Much as I would enjoy nothing more than to launch a personal attack on Kelly — who openly states in her bio that she's a 30-something-year-old woman who's never been in love. Well, duh. Who the hell would love you? — I think the larger issue at play here is why modern Western culture dictates that it's okay to pick on overweight people. Why did Kelly think she was justified in expressing an obvious hatred for people who struggle with their weight? If you substitute the word "fat" with "poor" or "gay", or "Jewish" or "Arab" for that matter, her post would never have seen the light of day (not on the Marie Claire website anyway). But for some reason our culture has made it okay to be mean to fat people, to belittle them and make them feel as though they are failing at life because they don't fit a skinny ideal.
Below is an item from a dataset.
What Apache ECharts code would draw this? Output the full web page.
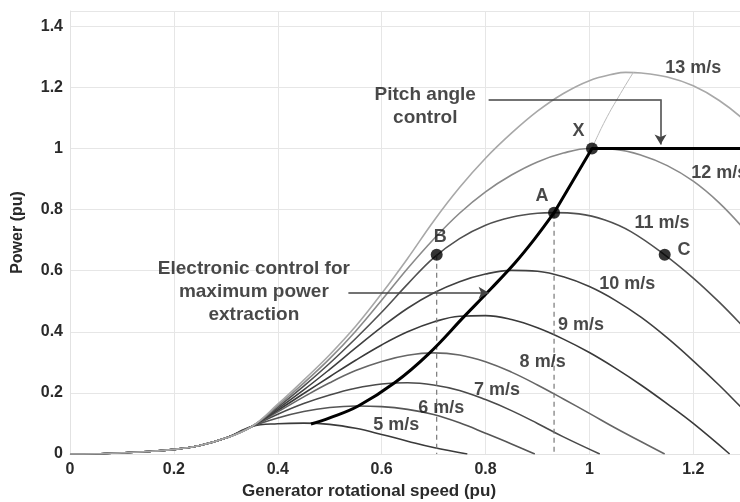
<!DOCTYPE html>
<html>
<head>
<meta charset="utf-8">
<script src="https://cdn.jsdelivr.net/npm/echarts@6/dist/echarts.min.js"></script>
<style>
    html, body { margin: 0; padding: 0; background: #fff; }
    #chart { width: 740px; height: 502px; }
</style>
</head>
<body>
<div id="chart"></div>
<script>
// shared low-speed part of every curve
const tail = [[0, 0], [0.05, 0.001], [0.1, 0.004], [0.15, 0.008], [0.2, 0.015], [0.25, 0.028], [0.3, 0.052]];

const v5 = [[0.35, 0.09], [0.4, 0.099], [0.45, 0.101], [0.5, 0.097], [0.55, 0.084], [0.6, 0.064], [0.65, 0.042], [0.7, 0.021], [0.765, 0]];
const v6 = [[0.35, 0.09], [0.4, 0.118], [0.45, 0.139], [0.5, 0.152], [0.55, 0.157], [0.6, 0.155], [0.65, 0.146], [0.7, 0.129], [0.75, 0.102], [0.8, 0.068], [0.85, 0.033], [0.895, 0]];
const v7 = [[0.35, 0.09], [0.4, 0.13], [0.45, 0.165], [0.5, 0.193], [0.55, 0.215], [0.6, 0.229], [0.65, 0.233], [0.7, 0.226], [0.75, 0.208], [0.8, 0.178], [0.85, 0.142], [0.9, 0.1], [0.95, 0.056], [1.02, 0]];
const v8 = [[0.35, 0.09], [0.4, 0.138], [0.45, 0.187], [0.5, 0.233], [0.55, 0.273], [0.6, 0.303], [0.65, 0.323], [0.7, 0.331], [0.75, 0.324], [0.8, 0.302], [0.85, 0.268], [0.9, 0.226], [0.95, 0.18], [1.0, 0.133], [1.05, 0.085], [1.1, 0.04], [1.145, 0]];
const v9 = [[0.35, 0.09], [0.4, 0.143], [0.45, 0.198], [0.5, 0.253], [0.55, 0.307], [0.6, 0.357], [0.65, 0.4], [0.7, 0.432], [0.75, 0.451], [0.8, 0.453], [0.85, 0.44], [0.9, 0.413], [0.95, 0.376], [1.0, 0.332], [1.05, 0.281], [1.1, 0.225], [1.15, 0.164], [1.2, 0.1], [1.27, 0]];
const v10 = [[0.35, 0.09], [0.4, 0.148], [0.45, 0.21], [0.5, 0.277], [0.55, 0.347], [0.6, 0.415], [0.65, 0.477], [0.7, 0.527], [0.75, 0.564], [0.8, 0.589], [0.85, 0.601], [0.9, 0.598], [0.95, 0.58], [1.0, 0.548], [1.05, 0.503], [1.1, 0.447], [1.15, 0.38], [1.2, 0.305], [1.25, 0.225], [1.3, 0.14], [1.35, 0.06], [1.39, 0]];
const v11 = [[0.35, 0.09], [0.4, 0.153], [0.45, 0.222], [0.5, 0.297], [0.55, 0.378], [0.6, 0.464], [0.65, 0.556], [0.7, 0.642], [0.75, 0.705], [0.8, 0.749], [0.85, 0.775], [0.9, 0.788], [0.93, 0.79], [0.98, 0.786], [1.03, 0.766], [1.08, 0.728], [1.145, 0.652], [1.2, 0.576], [1.25, 0.497], [1.3, 0.41], [1.35, 0.32]];
const v12 = [[0.35, 0.09], [0.4, 0.158], [0.45, 0.232], [0.5, 0.312], [0.55, 0.402], [0.6, 0.503], [0.65, 0.607], [0.7, 0.703], [0.75, 0.788], [0.8, 0.858], [0.85, 0.913], [0.9, 0.956], [0.95, 0.985], [1.0, 1.0], [1.05, 0.997], [1.1, 0.978], [1.15, 0.944], [1.2, 0.893], [1.25, 0.822], [1.3, 0.732], [1.35, 0.63]];
const v13 = [[0.35, 0.09], [0.4, 0.163], [0.45, 0.242], [0.5, 0.325], [0.55, 0.418], [0.6, 0.525], [0.65, 0.64], [0.7, 0.762], [0.75, 0.872], [0.8, 0.968], [0.85, 1.05], [0.9, 1.122], [0.95, 1.18], [1.0, 1.222], [1.05, 1.245], [1.07, 1.249], [1.1, 1.247], [1.15, 1.234], [1.2, 1.205], [1.25, 1.157], [1.3, 1.09], [1.35, 1.0]];

const speedNames = ['5 m/s', '6 m/s', '7 m/s', '8 m/s', '9 m/s', '10 m/s', '11 m/s', '12 m/s', '13 m/s'];
const speedCurves = [v5, v6, v7, v8, v9, v10, v11, v12, v13];
const speedColors = ['#3a3a3a', '#555', '#4a4a4a', '#666', '#3a3a3a', '#404040', '#505050', '#8a8a8a', '#a8a8a8'];

// maximum power tracking path (thick black)
const mppt = [[0.464, 0.098], [0.5, 0.118], [0.555, 0.157], [0.625, 0.233], [0.69, 0.327], [0.76, 0.452], [0.81, 0.54], [0.857, 0.626], [0.895, 0.705], [0.932, 0.79]];
const pitchPath = [[0.932, 0.79], [1.005, 1.0], [1.35, 1.0]];
const mpptExtension = [[1.005, 1.0], [1.03, 1.09], [1.06, 1.18], [1.085, 1.25]];

// operating points
const pointNames = ['B', 'A', 'X', 'C'];
const pointValues = [[0.706, 0.652], [0.932, 0.79], [1.005, 1.0], [1.145, 0.652]];

// annotation texts and where they sit (data coords)
const speedNotes = [
    ['13 m/s', 1.2, 1.264], ['12 m/s', 1.25, 0.921], ['11 m/s', 1.14, 0.757], ['10 m/s', 1.073, 0.557],
    ['9 m/s', 0.984, 0.423], ['8 m/s', 0.91, 0.302], ['7 m/s', 0.822, 0.21], ['6 m/s', 0.715, 0.151], ['5 m/s', 0.628, 0.095],
    ['X', 0.979, 1.056], ['A', 0.909, 0.843], ['B', 0.713, 0.711], ['C', 1.182, 0.669]
];
const blockNotes = [
    ['Pitch angle\ncontrol', 0.684, 1.138],
    ['Electronic control for\nmaximum power\nextraction', 0.354, 0.531]
];

const font = 'Liberation Sans';
const myChart = echarts.init(document.getElementById('chart'));

const series = [];
speedCurves.forEach((c, i) => {
    series.push({
        name: speedNames[i],
        type: 'line',
        data: tail.concat(c),
        smooth: 0.4,
        symbol: 'none',
        lineStyle: { color: speedColors[i], width: 1.6 },
        z: 2
    });
});

// dashed drops from B and A
series.push({
    type: 'line', symbol: 'none', z: 2,
    data: [pointValues[0], [pointValues[0][0], 0]],
    lineStyle: { color: '#777', width: 1.2, type: [5, 4] }
});
series.push({
    type: 'line', symbol: 'none', z: 2,
    data: [pointValues[1], [pointValues[1][0], 0]],
    lineStyle: { color: '#777', width: 1.2, type: [5, 4] }
});

series.push({
    type: 'line', symbol: 'none', z: 3,
    data: mpptExtension,
    smooth: true,
    lineStyle: { color: '#bbbbbb', width: 1 }
});
series.push({
    type: 'line', symbol: 'none', z: 4,
    data: mppt,
    smooth: 0.4,
    lineStyle: { color: '#000', width: 3 }
});
series.push({
    type: 'line', symbol: 'none', z: 4,
    data: pitchPath,
    lineStyle: { color: '#000', width: 3 }
});

// arrows
series.push({
    type: 'line', data: [], z: 5,
    markLine: {
        silent: true,
        animation: false,
        label: { show: false },
        lineStyle: { color: '#444', width: 1.5, type: 'solid' },
        symbolSize: [9, 10],
        data: [
            [{ coord: [0.806, 1.161], symbol: 'none' }, { coord: [1.137, 1.161], symbol: 'none' }],
            [{ coord: [1.137, 1.161], symbol: 'none' }, { coord: [1.137, 1.013], symbol: 'arrow' }],
            [{ coord: [0.536, 0.528], symbol: 'none' }, { coord: [0.806, 0.528], symbol: 'arrow' }]
        ]
    }
});

series.push({
    type: 'scatter', z: 6,
    data: pointValues,
    symbolSize: 12,
    itemStyle: { color: '#000' }
});

function noteSeries(list, size, lh) {
    return {
        type: 'scatter', z: 7,
        symbolSize: 1,
        itemStyle: { color: 'rgba(0,0,0,0)' },
        data: list.map(n => ({ name: n[0], value: [n[1], n[2]] })),
        label: {
            show: true,
            position: 'inside',
            formatter: p => p.name,
            color: '#1a1a1a',
            fontFamily: font,
            fontWeight: 'bold',
            fontSize: size,
            lineHeight: lh,
            align: 'center'
        }
    };
}
series.push(noteSeries(speedNotes, 18, 20));
series.push(noteSeries(blockNotes, 19, 23));

let option = {
    animation: false,
    grid: { left: 70, right: 0, top: 11, bottom: 48, outerBoundsMode: 'none' },
    xAxis: {
        type: 'value',
        min: 0,
        max: 1.29,
        interval: 0.2,
        name: 'Generator rotational speed (pu)',
        nameLocation: 'middle',
        nameGap: 27,
        nameTextStyle: { color: '#2a2a2a', fontFamily: font, fontWeight: 'bold', fontSize: 17, padding: [0, 72, 0, 0] },
        axisLine: { lineStyle: { color: '#e2e2e2' } },
        axisTick: { show: false },
        axisLabel: { color: '#2a2a2a', fontFamily: font, fontWeight: 'bold', fontSize: 16, margin: 8, showMaxLabel: false },
        splitLine: { show: true, lineStyle: { color: '#e6e6e6' } }
    },
    yAxis: {
        type: 'value',
        min: 0,
        max: 1.45,
        interval: 0.2,
        name: 'Power (pu)',
        nameLocation: 'middle',
        nameGap: 44,
        nameTextStyle: { color: '#2a2a2a', fontFamily: font, fontWeight: 'bold', fontSize: 16 },
        axisLine: { show: true, lineStyle: { color: '#e2e2e2' } },
        axisTick: { show: false },
        axisLabel: { color: '#2a2a2a', fontFamily: font, fontWeight: 'bold', fontSize: 16, margin: 7, showMaxLabel: false },
        splitLine: { show: true, lineStyle: { color: '#e6e6e6' } }
    },
    series: series
};

myChart.setOption(option);
</script>
</body>
</html>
And let's not kid ourselves, the ideal is s-k-i-n-n-y, not healthy.

But I also wonder if this isn't so much about fat people as it is about fat women. I've often complained about how television glorifies the fat-husband-hot-skinny-wife archetype — The King of Queens, According to Jim, and yes, even The Simpsons and Family Guy — as if to perpetuate the idea that women should continuously work at looking their best while men can let themselves go and still be considered sexy. But all anyone sees in that pairing is an apparently inherent potential for hilarity. Add a fat wife and suddenly it's repulsive. Why was this not an issue when Roseanne debuted in 1988? What has happened over the past two decades for it to be acceptable to ostracize people based on how they look? I thought society was meant to evolve.

I was thrilled to see the backlash to her post, especially on Jezebel and this piece my good friend Lindsay wrote for the New York Daily News, because no one should be allowed to get away with being so mean and so ignorant. I join in the big fat collective "Fuck YOU" aimed at Kelly and suggest she seek solace in some french fries.